Beschreibung
For a German soccer enthusiast like Juergen Teller, summer 2014 couldn't have been any better. The German national team-guest of honor in Teller's work since Nackig auf dem Fussballplatz (Steidl, 2004)-won the World Cup in Brazil, and Teller was passionately there every step of the way. Siegerflieger (literally "the victors' plane," the affectionate name given to the German team's customized jumbo) unfolds in typical diary-like Teller fashion: we see him enjoying a bratwurst or two, a casual round of chess with the family in his hometown of Bubenreuth, and perhaps one drink too many with his students from the Academy of Fine Arts in Nuremberg. Yet Teller's obsession for soccer (also shared by his son Ed, the covert star of this book) remains center stage, be he watching the final live on TV or welcoming home the triumphant team at the Brandenburg Gate. Teller even went so far as to immortalize the German victory in his very first tattoo, a natural step for soccer fanatics. For the rest of us, we have the exuberant, testosterone-charged Siegerflieger to enjoy.
Autorenportrait
Juergen Teller, born in Erlangen, Germany, in 1964, studied at the Bayerische Staatslehranstalt für Photographie in Munich.
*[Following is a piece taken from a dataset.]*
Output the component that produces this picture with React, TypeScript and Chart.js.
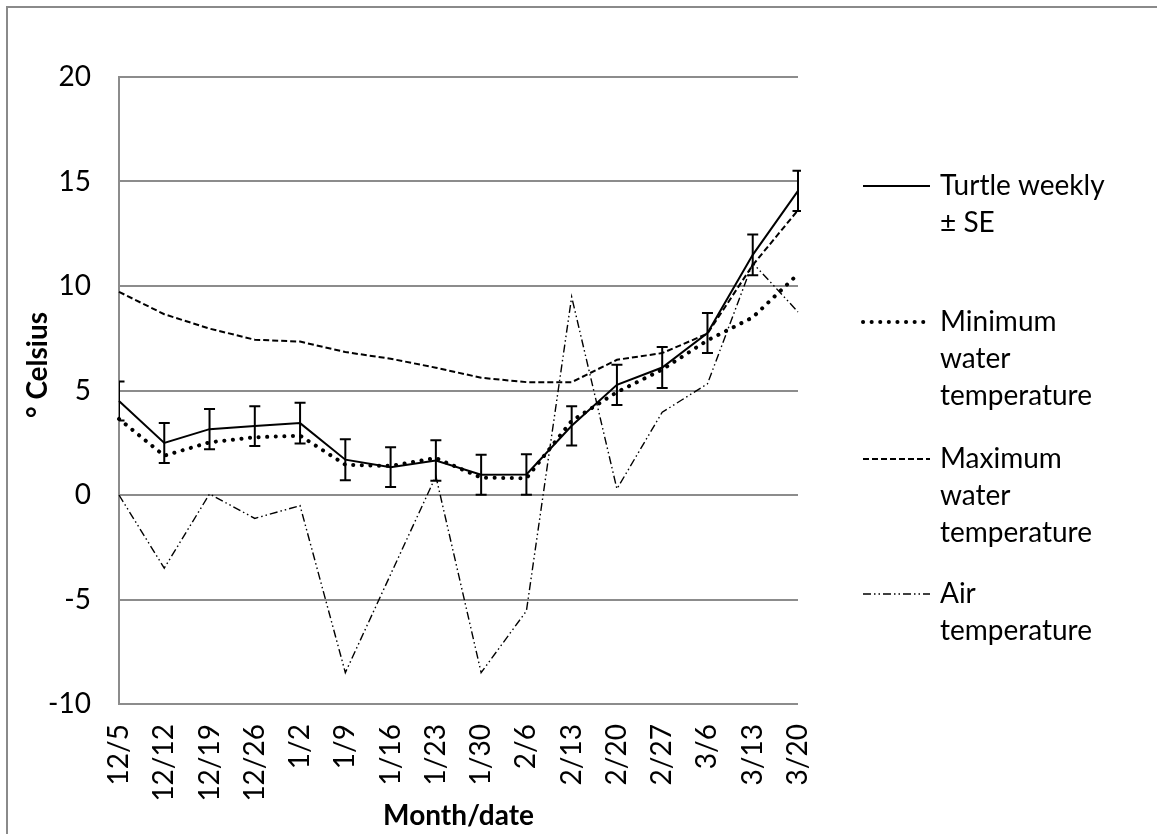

His work has been published in influential magazines such as W Magazine, i-D and Purple, and has been the subject of solo exhibitions at institutions including The Photographers' Gallery in London, the Kunsthalle Wien and the Fondation Cartier pour l'art contemporain in Paris. Teller won the prestigious Citibank Photography Prize in 2003, and has published numerous monographs with Steidl including Marc Jacobs Advertising 1998-2009 (2009), Pictures and Text (2012), The Master III (2009), The Keys to the House (2012), Woo! (2014), and I just arrived in Paris (2014).